The animals' organs are edible, and they can be prepared in several different ways. Some people fry them, while others use them to make stock or gravy. They can also be used to make stuffing, soups, and other dishes, like Cajun jambalaya.
To make stock, a chef should saute the giblets in a pan with a tablespoon of vegetable oil until they are browned. He should next add a chopped, medium-sized onion to the pan, and saute until the onions are soft. The pan should then be covered, the heat reduced to low, and the ingredients allowed to cook for about 20 minutes. The chef then adds 6 cups (1.4 l) of water and a few stems of parsley and thyme, allowing the mix to simmering for half an hour, until it has reduced. This stock can be used as a base for soups.

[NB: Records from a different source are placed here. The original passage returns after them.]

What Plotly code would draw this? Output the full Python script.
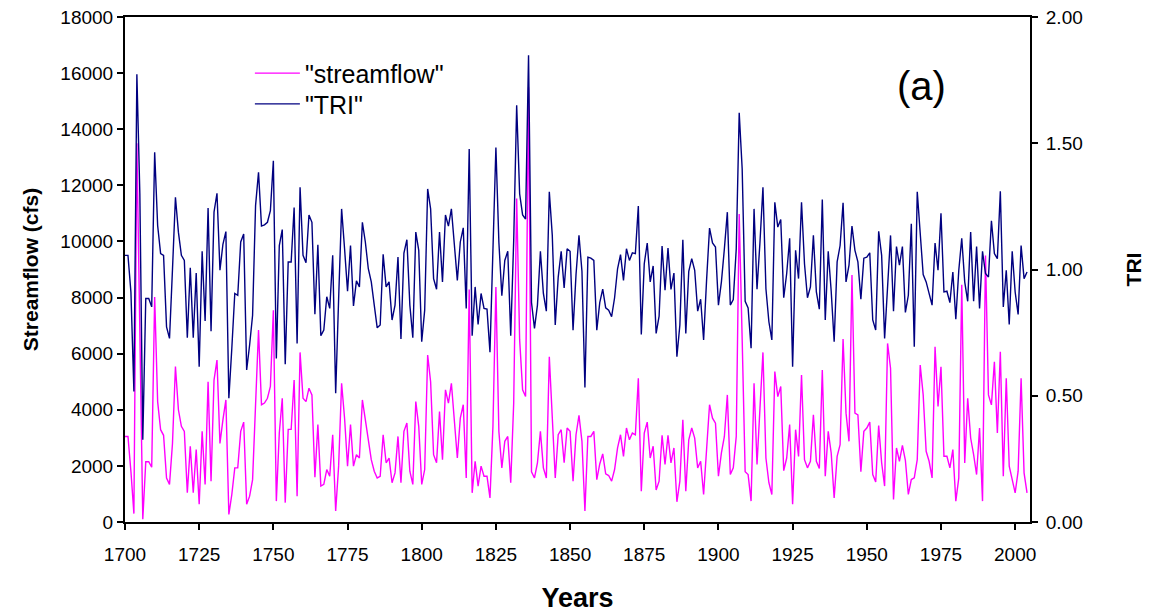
import plotly.graph_objects as go

start_year = 1700

tri = [
    1.056, 1.056, 0.910, 0.517, 1.773, 1.300, 0.326, 0.885, 0.885, 0.852,
    1.464, 1.174, 1.063, 1.056, 0.773, 0.727, 1.000, 1.286, 1.148, 1.056,
    1.036, 0.730, 1.007, 0.730, 0.986, 0.615, 1.072, 0.796, 1.243, 0.756,
    1.227, 1.302, 0.997, 1.100, 1.150, 0.490, 0.688, 0.905, 0.898, 1.109,
    1.141, 0.602, 0.701, 0.819, 1.253, 1.385, 1.172, 1.177, 1.187, 1.233,
    1.431, 0.648, 1.095, 1.158, 0.625, 1.030, 1.030, 1.245, 0.707, 1.326,
    1.056, 1.027, 1.216, 1.187, 0.823, 1.098, 0.738, 0.760, 0.892, 0.846,
    1.056, 0.510, 0.885, 1.240, 1.082, 0.914, 1.095, 0.856, 0.955, 0.931,
    1.187, 1.109, 1.003, 0.951, 0.859, 0.769, 0.780, 1.060, 0.931, 0.951,
    0.800, 0.859, 1.049, 0.725, 1.065, 1.118, 0.859, 0.730, 1.148, 1.076,
    0.714, 0.839, 1.319, 1.240, 0.964, 0.922, 1.148, 0.951, 1.216, 1.172,
    1.240, 1.082, 0.957, 1.109, 1.165, 0.846, 1.477, 0.738, 0.931, 0.782,
    0.905, 0.846, 0.843, 0.672, 1.080, 1.483, 1.109, 0.896, 1.036, 1.072,
    0.738, 1.115, 1.650, 1.300, 1.216, 1.200, 1.848, 0.869, 0.767, 0.859,
    1.072, 0.905, 0.835, 1.308, 1.135, 0.780, 0.970, 1.072, 0.927, 1.082,
    1.072, 0.760, 0.980, 1.135, 0.993, 0.533, 1.049, 1.045, 1.036, 0.760,
    0.869, 0.922, 0.848, 0.839, 0.813, 0.888, 1.003, 1.059, 0.957, 1.082,
    1.036, 1.066, 1.063, 1.251, 0.743, 1.023, 1.105, 0.951, 1.014, 0.747,
    0.815, 1.093, 0.918, 1.085, 0.921, 0.986, 0.655, 0.780, 1.118, 0.747,
    0.993, 1.043, 0.997, 0.835, 0.882, 0.721, 0.957, 1.164, 1.105, 1.089,
    0.859, 0.951, 1.082, 1.227, 0.859, 0.881, 1.082, 1.621, 1.398, 0.874,
    0.848, 0.688, 1.240, 0.922, 1.109, 1.326, 0.924, 0.793, 0.721, 1.266,
    1.168, 1.198, 0.888, 0.984, 1.124, 0.615, 1.076, 0.964, 1.266, 1.023,
    0.888, 0.931, 1.135, 0.911, 0.843, 1.277, 0.800, 1.072, 0.914, 0.714,
    1.030, 1.095, 1.264, 0.951, 1.017, 1.172, 1.076, 1.030, 0.882, 1.045,
    1.049, 1.066, 0.800, 0.760, 1.151, 1.056, 0.727, 0.924, 1.135, 0.835,
    1.091, 1.017, 1.091, 0.830, 0.898, 1.181, 0.694, 1.308, 1.122, 0.980,
    0.951, 0.901, 0.859, 1.105, 0.997, 1.223, 0.911, 0.914, 0.869, 0.990,
    0.803, 0.997, 1.124, 0.951, 0.874, 1.148, 0.874, 1.091, 0.846, 1.072,
    0.984, 0.970, 1.193, 1.063, 1.043, 1.310, 0.852, 0.997, 0.782, 1.072,
    0.911, 0.822, 1.095, 0.964, 0.990,
]

streamflow = [
    3050, 3050, 1800, 300, 13500, 6000, 100, 2150, 2150, 1950,
    8020, 4290, 3290, 3090, 1570, 1340, 2800, 5540, 4000, 3410,
    3230, 1040, 2700, 1040, 2580, 630, 3230, 1340, 5000, 1455,
    5060, 5770, 2800, 3640, 4350, 270, 980, 1930, 1930, 3230,
    3560, 630, 920, 1510, 4060, 6840, 4180, 4240, 4410, 4830,
    7550, 745, 3170, 4410, 690, 3300, 3300, 5060, 920, 6045,
    4410, 4290, 4770, 4530, 1600, 3470, 1280, 1340, 1870, 1630,
    3110, 390, 2000, 4945, 3700, 1990, 3470, 1990, 2400, 2280,
    4350, 3640, 2760, 2220, 1810, 1570, 1630, 3110, 2110, 2280,
    1400, 1750, 3050, 1400, 3230, 3525, 1810, 1340, 4290, 3410,
    1340, 1870, 5950, 5000, 2400, 2110, 3940, 2220, 4710, 4240,
    4945, 3470, 2280, 3700, 4180, 1570, 8290, 1040, 2165, 1280,
    1990, 1630, 1630, 860, 3400, 8380, 3230, 1930, 2875, 3050,
    1400, 4240, 11530, 6500, 4710, 4470, 15500, 1790, 1570, 2110,
    3230, 1930, 1570, 5890, 3820, 1570, 3110, 3290, 2110, 3350,
    3230, 1455, 3110, 3800, 2875, 390, 3050, 3050, 3230, 1510,
    2070, 2425, 1715, 1656, 1455, 1870, 2640, 3110, 2340, 3350,
    2930, 3170, 3110, 5120, 1100, 3170, 3560, 2280, 2700, 1140,
    1455, 3090, 2050, 3090, 2110, 2640, 720, 1455, 3640, 1100,
    2930, 3350, 2990, 1930, 2165, 980, 2580, 4180, 3700, 3525,
    1630, 2460, 3050, 4530, 1690, 1930, 3050, 10980, 6500, 1790,
    1690, 745, 4945, 2050, 4060, 6045, 2280, 1400, 980, 5360,
    4470, 4830, 1830, 2280, 3470, 630, 3290, 2340, 5240, 2220,
    1930, 2165, 3820, 2165, 1905, 5420, 1630, 3230, 2460, 860,
    2340, 2760, 6520, 3880, 2875, 8800, 3880, 3820, 1790, 3230,
    3350, 3560, 1690, 1430, 3440, 2110, 1280, 6365, 5480, 800,
    2640, 2165, 2730, 2200, 982, 1514, 1573, 2224, 5596, 4531,
    2520, 2165, 1573, 6246, 4117, 5536, 2342, 2342, 1928, 2579,
    745, 1573, 8458, 2106, 4413, 2993, 2401, 1692, 3348, 745,
    9500, 4531, 4176, 5714, 3170, 6069, 1633, 5122, 1987, 1455,
    1041, 1810, 5122, 1751, 1041,
]

years = list(range(start_year, start_year + len(tri)))
years_sf = list(range(start_year, start_year + len(streamflow)))

x_ticks = list(range(1700, 2001, 25))
sf_ticks = list(range(0, 18001, 2000))
tri_ticks = [0.0, 0.5, 1.0, 1.5, 2.0]

FONT = "Liberation Sans, Arial, sans-serif"

fig = go.Figure()
fig.add_trace(go.Scatter(
    x=years_sf, y=streamflow, name='"streamflow"', mode="lines",
    line=dict(color="#FF00FF", width=1.4), yaxis="y", legend="legend",
))
fig.add_trace(go.Scatter(
    x=years, y=tri, name='"TRI"', mode="lines",
    line=dict(color="#000080", width=1.4), yaxis="y2", legend="legend2",
))

axis_common = dict(
    showgrid=False, zeroline=False, showline=True, linecolor="black",
    linewidth=2, ticks="outside", tickcolor="black", tickwidth=2, ticklen=6,
    tickfont=dict(family=FONT, size=19, color="black"),
)

legend_common = dict(
    x=0.138, xanchor="left", yanchor="top", itemwidth=45,
    bgcolor="rgba(0,0,0,0)", font=dict(family=FONT, size=25),
)

fig.update_layout(
    width=1150, height=613,
    margin=dict(l=125, r=120, t=17, b=91, autoexpand=False),
    paper_bgcolor="white", plot_bgcolor="white",
    font=dict(family=FONT, color="black"),
    xaxis=dict(
        range=[1700, 2005], tickvals=x_ticks, mirror=True, ticklabelstandoff=8,
        title=dict(text="Years", font=dict(family=FONT, size=27, weight="bold"), standoff=26),
        **axis_common,
    ),
    yaxis=dict(
        range=[0, 18000], tickvals=sf_ticks, tickformat="d",
        title=dict(text="Streamflow (cfs)", font=dict(family=FONT, size=21, weight="bold"), standoff=16),
        **axis_common,
    ),
    yaxis2=dict(
        range=[0, 2], tickvals=tri_ticks, tickformat=".2f", overlaying="y", side="right",
        ticklabelstandoff=4,
        title=dict(text="TRI", font=dict(family=FONT, size=21, weight="bold"), standoff=45),
        **axis_common,
    ),
    legend=dict(y=0.934, **legend_common),
    legend2=dict(y=0.873, **legend_common),
    showlegend=True,
    annotations=[dict(
        text="(a)", x=0.88, y=0.864, xref="paper", yref="paper",
        xanchor="center", yanchor="middle",
        showarrow=False, font=dict(family=FONT, size=40, color="black"),
    )],
)

fig.write_html(
    "out.html",
    config={"displayModeBar": False},
    post_script="document.body.style.margin='0px';",
)
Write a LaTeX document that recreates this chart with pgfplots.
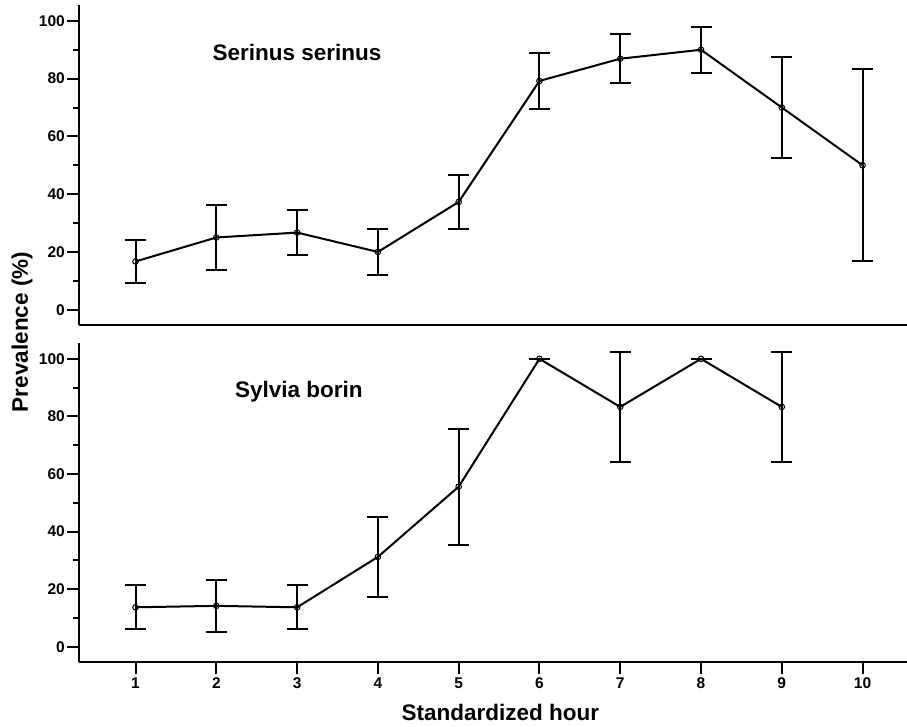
\documentclass[border=0pt]{standalone}
\usepackage{fontspec}
\setmainfont{Liberation Sans}
\usepackage{pgfplots}
\pgfplotsset{compat=1.18}
\pgfplotstableread{
x y e
1 16.7 7.3
2 25.0 11.4
3 26.7 7.7
4 20.0 7.9
5 37.3 9.5
6 79.2 9.8
7 86.9 8.4
8 90.0 7.9
9 70.0 17.5
10 50.0 33.3
}\serinus
\pgfplotstableread{
x y e
1 13.7 7.6
2 14.2 9.0
3 13.7 7.6
4 31.2 13.9
5 55.6 20.2
6 100.0 0
7 83.3 19.2
8 100.0 0
9 83.3 19.2
}\sylvia
\pgfplotsset{
  panel/.style={
    scale only axis, width=828pt,
    xmin=0.3, xmax=10.55, ymin=-5.3, ymax=105.5,
    axis x line*=bottom, axis y line*=left,
    axis line style={line width=2pt, -},
    tick align=outside, major tick length=12pt, minor tick length=6pt,
    tick style={black, line width=2pt},
    ytick={0,20,...,100}, minor y tick num=1,
    /pgf/number format/assume math mode=true,
    ticklabel style={font=\bfseries\fontsize{15.5}{16}\selectfont},
    yticklabel style={inner xsep=2pt},
    clip=false,
  },
  ser/.style={black, line width=2pt, mark=o, mark size=2.8pt,
    mark options={line width=1pt, solid},
    error bars/.cd, y dir=both, y explicit,
    error bar style={line width=2pt},
    error mark options={rotate=90, line width=2pt, mark size=10.5pt, black}},
}
\begin{document}
\begin{tikzpicture}
\path[use as bounding box] (0pt,0pt) rectangle (907pt,726pt);
\begin{axis}[panel, height=320pt, at={(79pt,401pt)}, anchor=south west, xtick=\empty]
\addplot[ser] table[x=x, y=y, y error=e] {\serinus};
\node[anchor=base west, font=\bfseries\fontsize{22.5}{24}\selectfont] at (axis cs:1.91,86.2) {Serinus serinus};
\end{axis}
\begin{axis}[panel, height=319pt, at={(79pt,64pt)}, anchor=south west,
  xtick={1,...,10},
  xlabel={Standardized hour},
  xlabel style={at={(rel axis cs:0.509,0)}, anchor=base, yshift=-58pt, font=\bfseries\fontsize{22.5}{24}\selectfont}]
\addplot[ser] table[x=x, y=y, y error=e] {\sylvia};
\node[anchor=base west, font=\bfseries\fontsize{22.5}{24}\selectfont] at (axis cs:2.19,86.7) {Sylvia borin};
\end{axis}
\node[rotate=90, font=\bfseries\fontsize{22.5}{24}\selectfont] at (22pt,394pt) {Prevalence (\%)};
\end{tikzpicture}
\end{document}
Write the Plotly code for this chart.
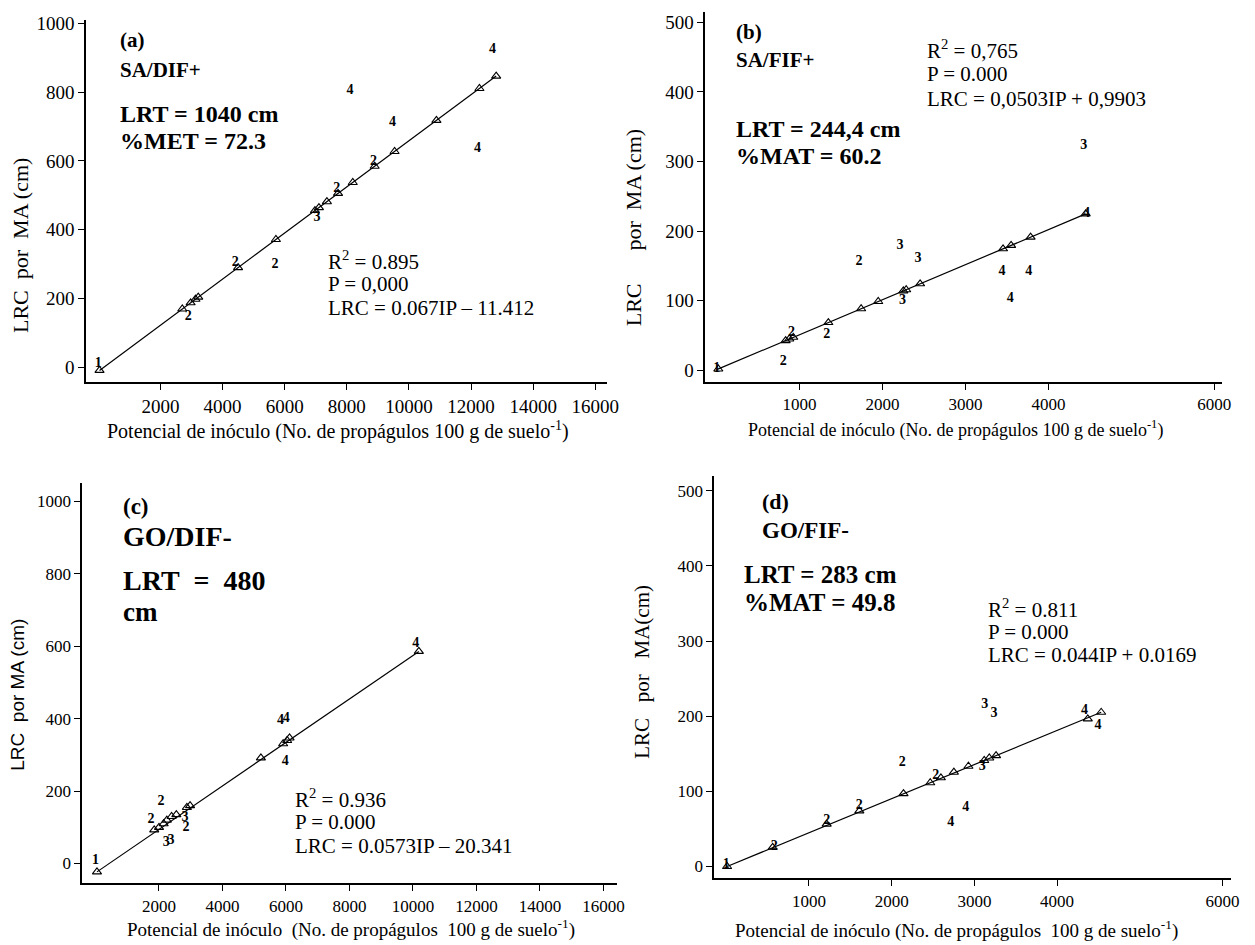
import plotly.graph_objects as go

# ---------------- data ----------------
# Panel (a) SA/DIF+
a_tri_ip = [40, 2704, 2973, 3128, 3218, 4500, 5718, 6974, 7103, 7359, 7718, 8192, 8897, 9538, 10885, 12269, 12808]
a_tri_lrc = [-8.7, 169.8, 187.8, 198.2, 204.2, 290.1, 371.7, 455.9, 464.5, 481.6, 505.7, 537.5, 584.7, 627.6, 717.9, 810.6, 846.7]
a_obs_ip = [0, 2897, 4410, 5692, 7038, 7680, 8858, 8103, 9473, 12205, 12692]
a_obs_lrc = [12, 148, 306, 299, 436, 520, 597, 806, 712, 636, 923]
a_obs_lab = ["1", "2", "2", "2", "3", "2", "2", "4", "4", "4", "4"]
a_line_ip = [40, 12808]
a_line_lrc = [-8.7, 846.7]

# Panel (b) SA/FIF+
b_tri_ip = [20, 832, 876, 924, 1347, 1742, 1948, 2251, 2285, 2453, 3453, 3550, 3785, 4449]
b_tri_lrc = [2.0, 42.8, 45.1, 47.5, 68.7, 88.6, 99.0, 114.2, 115.9, 124.4, 174.7, 179.6, 191.4, 224.8]
b_obs_ip = [0, 803, 904, 1328, 1717, 2212, 2429, 2241, 4425, 3439, 3762, 3540, 4460]
b_obs_lrc = [3, 13, 55, 52, 157, 180, 161, 100, 323, 142, 142, 103, 225]
b_obs_lab = ["1", "2", "2", "2", "2", "3", "3", "3", "3", "4", "4", "4", "4"]
b_line_ip = [0, 4449]
b_line_lrc = [1.0, 224.8]

# Panel (c) GO/DIF-
c_tri_ip = [50, 1853, 2004, 2150, 2250, 2400, 2550, 2882, 2982, 5213, 5914, 6040, 6115, 10188]
c_tri_lrc = [-23, 93, 100, 110, 120, 130, 135, 155, 160, 292, 331, 340, 347, 586]
c_obs_ip = [0, 2068, 1754, 2230, 2380, 2820, 2857, 5827, 6015, 5977, 10088]
c_obs_lrc = [9, 171, 123, 59, 64, 128, 100, 394, 402, 283, 607]
c_obs_lab = ["1", "2", "2", "3", "3", "3", "2", "4", "4", "4", "4"]
c_line_ip = [50, 10188]
c_line_lrc = [-23, 586]

# Panel (d) GO/FIF-
d_tri_ip = [10, 561, 1214, 1609, 2143, 2466, 2595, 2752, 2928, 3119, 3180, 3262, 4371, 4533]
d_tri_lrc = [0, 25.5, 56.4, 74, 96.9, 111.4, 118, 125.5, 133.4, 141, 144.4, 147.5, 196.4, 205.2]
d_obs_ip = [0, 580, 1214, 1609, 2129, 2533, 3124, 3238, 3095, 2895, 2714, 4333, 4495]
d_obs_lrc = [2, 27, 61, 81, 139, 121, 215, 204, 133, 79, 59, 207, 188]
d_obs_lab = ["1", "2", "2", "2", "2", "2", "3", "3", "3", "4", "4", "4", "4"]
d_line_ip = [10, 4533]
d_line_lrc = [0, 205.2]

x_ticks_big = [2000, 4000, 6000, 8000, 10000, 12000, 14000, 16000]
x_ticks_small = [1000, 2000, 3000, 4000, 6000]
y_ticks_1000 = [0, 200, 400, 600, 800, 1000]
y_ticks_500 = [0, 100, 200, 300, 400, 500]

# ---------------- figure ----------------
W, H = 1255, 945
SERIF = "Liberation Serif, Times New Roman, serif"
SANS = "Liberation Sans, Arial, sans-serif"
NB = "\u00a0"

fig = go.Figure()

panels = [
    ("x", "y", a_tri_ip, a_tri_lrc, a_obs_ip, a_obs_lrc, a_obs_lab, a_line_ip, a_line_lrc),
    ("x2", "y2", b_tri_ip, b_tri_lrc, b_obs_ip, b_obs_lrc, b_obs_lab, b_line_ip, b_line_lrc),
    ("x3", "y3", c_tri_ip, c_tri_lrc, c_obs_ip, c_obs_lrc, c_obs_lab, c_line_ip, c_line_lrc),
    ("x4", "y4", d_tri_ip, d_tri_lrc, d_obs_ip, d_obs_lrc, d_obs_lab, d_line_ip, d_line_lrc),
]
for xa, ya, tx, ty, ox, oy, ol, lx, ly in panels:
    fig.add_trace(go.Scatter(x=lx, y=ly, mode="lines", xaxis=xa, yaxis=ya,
                             line=dict(color="black", width=1.2), showlegend=False, hoverinfo="skip"))
    fig.add_trace(go.Scatter(x=tx, y=ty, mode="markers", xaxis=xa, yaxis=ya,
                             marker=dict(symbol="triangle-up-open", size=8, color="black",
                                         line=dict(color="black", width=1.1)),
                             showlegend=False))
    fig.add_trace(go.Scatter(x=ox, y=oy, mode="text", text=["<b>" + s + "</b>" for s in ol],
                             xaxis=xa, yaxis=ya,
                             textfont=dict(family=SERIF, size=14, color="#000000"),
                             showlegend=False))


def dom_x(p0, p1):
    return [p0 / W, p1 / W]


def dom_y(top, bottom):
    return [1 - bottom / H, 1 - top / H]


def xaxis(domain, rng, tv, anchor, size=18, fam=SERIF):
    return dict(domain=domain, range=rng, anchor=anchor, tickvals=tv,
                ticktext=[str(v) for v in tv],
                showline=True, linecolor="black", linewidth=1.5, ticks="outside",
                ticklen=6, tickcolor="black", tickwidth=1.3, showgrid=False, zeroline=False,
                tickfont=dict(family=fam, size=size, color="black"))


def yaxis(domain, rng, tv, anchor, size=18, fam=SERIF):
    return dict(domain=domain, range=rng, anchor=anchor, tickvals=tv,
                showline=True, linecolor="black", linewidth=1.5, ticks="outside",
                ticklen=6, tickcolor="black", tickwidth=1.3, showgrid=False, zeroline=False,
                tickfont=dict(family=fam, size=size, color="black"))


fig.update_layout(
    width=W, height=H, margin=dict(l=0, r=0, t=0, b=0),
    paper_bgcolor="white", plot_bgcolor="white",
    xaxis=xaxis(dom_x(87, 613), [-390, 16380], x_ticks_big, "y", 19),
    yaxis=yaxis(dom_y(13, 378), [-43, 1010], y_ticks_1000, "x", 19),
    xaxis2=xaxis(dom_x(712, 1234), [-138, 6095], x_ticks_small, "y2", 17),
    yaxis2=yaxis(dom_y(5, 378), [-17, 515], y_ticks_500, "x2", 19),
    xaxis3=xaxis(dom_x(83, 623), [-415, 16430], x_ticks_big, "y3", 17),
    yaxis3=yaxis(dom_y(480, 883), [-55, 1050], y_ticks_1000, "x3", 17),
    xaxis4=xaxis(dom_x(721, 1243), [-147, 6104], x_ticks_small, "y4", 17),
    yaxis4=yaxis(dom_y(473, 878), [-16, 519], y_ticks_500, "x4", 17),
)

annots = []


def txt(px, py, s, size=17, bold=False, xanchor="left", angle=0, fam=SERIF):
    if bold:
        s = "<b>" + s + "</b>"
    annots.append(dict(x=px / W, y=1 - py / H, xref="paper", yref="paper", text=s,
                       showarrow=False, xanchor=xanchor, yanchor="middle", textangle=angle,
                       font=dict(family=fam, size=size, color="black")))


# (a)
txt(119, 33, "(a)", 21, True)
txt(119, 63, "SA/DIF+", 21, True)
txt(119, 108, "LRT = 1040 cm", 24, True)
txt(119, 135, "%MET = 72.3", 24, True)
txt(329, 255, "R<sup>2</sup> = 0.895", 21)
txt(329, 279, "P = 0,000", 21)
txt(329, 303, "LRC = 0.067IP – 11.412", 21)
txt(20, 240, "LRC" + NB * 2 + "por" + NB * 2 + "MA (cm)", 22, angle=-90, xanchor="center")
txt(341, 427, "Potencial de inóculo (No. de propágulos 100 g de suelo<sup>-1</sup>)", 20, xanchor="center")

# (b)
txt(741, 25, "(b)", 21, True)
txt(741, 53, "SA/FIF+", 21, True)
txt(741, 123, "LRT = 244,4 cm", 24, True)
txt(741, 150, "%MAT = 60.2", 24, True)
txt(934, 43, "R<sup>2</sup> = 0,765", 21)
txt(934, 68, "P = 0.000", 21)
txt(934, 93, "LRC = 0,0503IP + 0,9903", 21)
txt(639, 222, "LRC" + NB * 6 + "por" + NB * 2 + "MA (cm)", 22, angle=-90, xanchor="center")
txt(965, 425, "Potencial de inóculo (No. de propágulos 100 g de suelo<sup>-1</sup>)", 18, xanchor="center")

# (c)
txt(122, 503, "(c)", 23, True)
txt(122, 533, "GO/DIF-", 28, True)
txt(122, 578, "LRT" + NB * 2 + "=" + NB * 2 + "480", 28, True)
txt(122, 610, "cm", 27, True)
txt(296, 797, "R<sup>2</sup> = 0.936", 21)
txt(296, 821, "P = 0.000", 21)
txt(296, 845, "LRC = 0.0573IP – 20.341", 21)
txt(18, 693, "LRC" + NB * 2 + "por MA (cm)", 19, angle=-90, xanchor="center", fam=SANS)
txt(354, 928, "Potencial de inóculo" + NB * 2 + "(No. de propágulos" + NB * 2 + "100 g de suelo<sup>-1</sup>)", 19, xanchor="center")

# (d)
txt(767, 498, "(d)", 22, True)
txt(767, 527, "GO/FIF-", 23, True)
txt(749, 572, "LRT = 283 cm", 25, True)
txt(749, 600, "%MAT = 49.8", 25, True)
txt(996, 606, "R<sup>2</sup> = 0.811", 21)
txt(996, 630, "P = 0.000", 21)
txt(996, 653, "LRC = 0.044IP + 0.0169", 21)
txt(648, 670, "LRC" + NB * 3 + "por" + NB * 3 + "MA(cm)", 21, angle=-90, xanchor="center")
txt(966, 929, "Potencial de inóculo (No. de propágulos" + NB * 2 + "100 g de suelo<sup>-1</sup>)", 19, xanchor="center")

fig.update_layout(annotations=annots)
fig.write_html("out.html")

Cooks who want to turn the stock into gravy can mix together 3 tablespoons (42.6 g) of butter and 1/4 cup (31.25 g) of flour to create a roux. This can be poured into the stock and mixed well until the gravy thickens. When serving, the cook may want to strain out the giblet pieces.
Giblets are also frequently used in dog food. Raw ones can be fed directly to dogs; raw diets are often said to be the most nutritious for dogs. People who have concerns should always check with a veterinarian first.
Offal, the entrails and internal organs of a butchered carcass, was more commonly consumed in the Middle Ages, when people had to take advantage of every part of an animal. Today, it is rarely used in American dishes, although there are some regional exceptions. It is still common in many other countries, however, including China and Italy.